The Vatican's blunt statement shocked liberal Catholics in Germany. In response thousands of parish priests, nuns and parishioners launched a campaign, called Liebe gewinnt (Love Wins), to publicly make clear that LGBTQ people are welcome in their churches.
"I felt anger, and shame, because I think it was a very hurtful statement," Fr Korditschke told me. He is one of around 120 priests in Germany who decided to publicly defy the Vatican's ban.
'How can you not bless someone in mourning?'
Over the space of a week the priests conducted services in Catholic churches all over Germany with individual blessings for anyone who wanted them, including couples in relationships the Vatican regards as sinful, such as divorced people or same-sex couples.
When I asked Fr Korditschke how he justified going against the Vatican's ruling, he answered with tears in his eyes.
There was someone in his congregation who had put a rose on the seat beside him for his partner who died a few months before; he had spoken of the pain he was in and had asked for a blessing for his deceased partner, to help him bear the loss.
Blessings for same-sex couples are just part of a growing movement in Germany of liberal Catholics who want change.
Women in the pulpits
Grassroots organisations, such as Maria 2.0, also call for equal rights for women in the Church.
A day after Fr Korditschke's service in Berlin, women preached from the pulpits of 12 different Catholic churches across Germany -something the Vatican also frowns on.
"The Church used to say the Earth was flat and told us we had to believe that. The Church had to change its position. Or you were supposed to believe that Adam and Eve were real people," says Ulrike Göken-Huismann, who delivered a sermon in her church in Düsseldorf. "It is just not the case that the Church never changes its teaching."
The German Church hierarchy is divided: liberal German bishops support some calls for reform, while conservative Church leaders back the Vatican's tough line.
However, surveys indicate that individual German Catholics themselves tend to be more liberal than the Catholic establishment.

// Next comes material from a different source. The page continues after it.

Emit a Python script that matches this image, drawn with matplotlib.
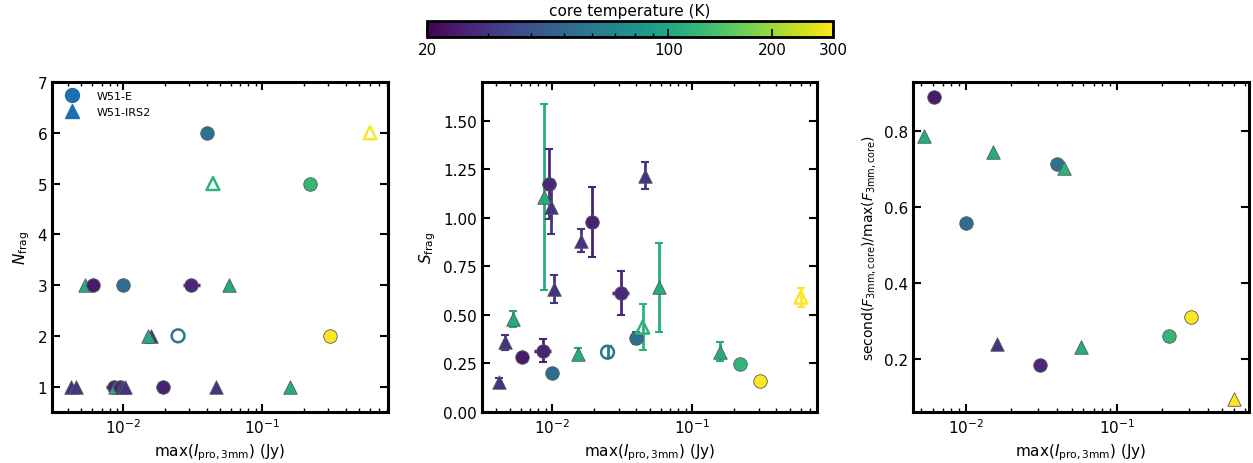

One survey, carried out by universities in Berlin and Münster, suggests that 70% of German Catholics support blessings for same-sex couples, 80% have no problem with couples living together outside of marriage and 85% believe priests should be able to marry.
After the same-sex blessings in Berlin, around 100 people gather outside the church, to drink a celebratory glass of sparkling wine in the sun.
But at the church gates, about 10 protesters hold up a sign reading "God does not bless sin".
There is no animosity between the two groups but they are both vocal parts of the Catholic Church with very different opinions.
That's OK too, says Fr Korditschke with a smile.
What the Pope has said on homosexuality
October 2020: Pope Francis tells a documentary-maker same-sex couples should be allowed to have "civil unions". "Homosexual people... are children of God and have a right to a family. Nobody should be thrown out or made miserable over it."
October 2014: Bishops at the Church synod drop proposals for wider acceptance of gay people that were backed by the Pope.
July 2013: On a flight the Pope tells reporters that gay people should not be marginalised but integrated into society. Gay clergymen should be forgiven and their sins forgotten, he said.
2013: In the book On Heaven and Earth, the Pope says legally equating same-sex relationships to heterosexual marriages would be "an anthropological regression".
2010: As Archbishop of Buenos Aires he opposes same-sex marriages in law but supports some legal protections for same-sex couples.